2.1. Why speech processing?#

2.1.1. Why speech?#

Speech is our primary mode of communication; When you want to communicate something important, you say it face-to-face. Think about your first “I love you”, your last job interview and a nice evening with friends. Everything important is communicated in a spoken form.

Speech is about communication. A characteristic trait of humans in comparison to other animals is our refined abilities to communicate. To work efficiently as a group, we need to communicate. To learn from our mistakes, we need to communicate. Where hand waving and smoke signals can be used to communicate, speech remains as our best way to communicate abstract thoughts.

However, a common idiom is “a picture is worth a thousand words”. It is also the reason why this document has pictures on the side. They help in capturing the essential information. An important difference between speech and images is however that where pictures excel in transmission of information, speech excels in interaction. The game “Pictionary” is fun because interaction through a picture is difficult.

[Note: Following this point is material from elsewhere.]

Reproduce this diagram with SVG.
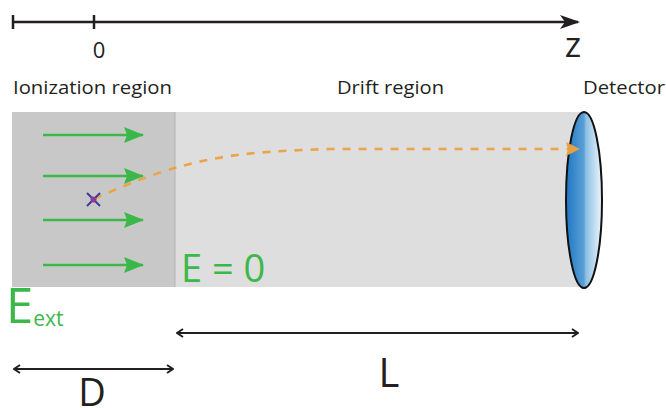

Speech interaction is part of a large research in its own right (see e.g. the book Message processing).


2.1.2. Early communications technology#

The expressive power of speech is tremendous, it is a powerful tool for interaction, but in early human cultures, it was difficult to store information. Story-telling was a way to memorize history, but our capability to accurately reproduce stories is limited.

Cave paintings was an early way to store information more permanently, and this technology later evolved to stone tablets, papyrus and paper letters. Such ancient documents provide the most accurate information we have about our past. We would not know about Socrates, without the writings by Plato. Innovations in communications technology, such as cave paintings, book printing and the Internet, have been so important that they characterize historical eras.


2.1.3. Evolution of speech technology#

Telecommunications was another milestone in human history. Though the telegraph was an effective way for communicating, it also required specialized training. The invention of the telephone in 1849 was therefore a great invention because it was the first technology to provide instantaneous telecommunication without specialized training.

The first wireless (radio) transmission of speech came 50 years later in 1900, quickly to become an important broadcast media. Again, while newspapers had an important role in broadcasting news, the radio was faster and more accessible (does not require the ability to read).

Another important step was the introduction of mobile phones in the 1990’s. The importance of its impact is easily demonstrated by the changes in our behaviour which are a consequence of the new technology:

  • Before, we would agree on a specific time to talk on the phone - “I’ll call you at home around 18 o’clock.”. The other party would then know to stay at home waiting for the phone call. Today we just say “I’ll talk to you later”. There is no need to know where the other person is and we also do not agree on a specific time.

  • Before, we would agree on a specific time and place where to meet - “I’ll meet you at the main building at 12:15.” Both people would then adjust the timing of their arrival to match the agreed time. Today, we can just say “I’ll call you when I’m nearby.”

In both cases, we are more flexible in our scheduling, making for more efficient use of time.


2.1.4. Further development#

We have thus determined that speech is an important and powerful mode of communication for humans. For improving technology, this gives two prominent opportunities;

  • If we can make communication with speech easier using technology, it can be very useful. For example, if telecommunication, such as telephony, teleconferences, and voice-over-IP, can be improved, then that would allow people to use speech more efficiently.

  • We can use to our advantage the people’s preference of speech communication. For example, interactions with devices and computers could be improved by allowing spoken interaction with them. In particular, typing on a keyboard and other tactile interfaces are difficult for children, the elderly and handicapped people, whereas a majority of people (but not all) can speak. Similarly, user interfaces based on visual information is often based on accessing information and services through menus. Using natural language can be more intuitive and simple to use; we could just say to the washing machine “Wash this small amount of dirty curtains. ” instead of searching for washing options from a menu.

The devices and services which use speech and language are extremely wide-spread. By now, a majority of people in the world has access to a mobile phone and there are almost 8 billion active mobile-phone subscriptions. If we can improve the technology used by those 8 billion people, by say, reducing energy consumption, then the impact of such improvements would be majestic.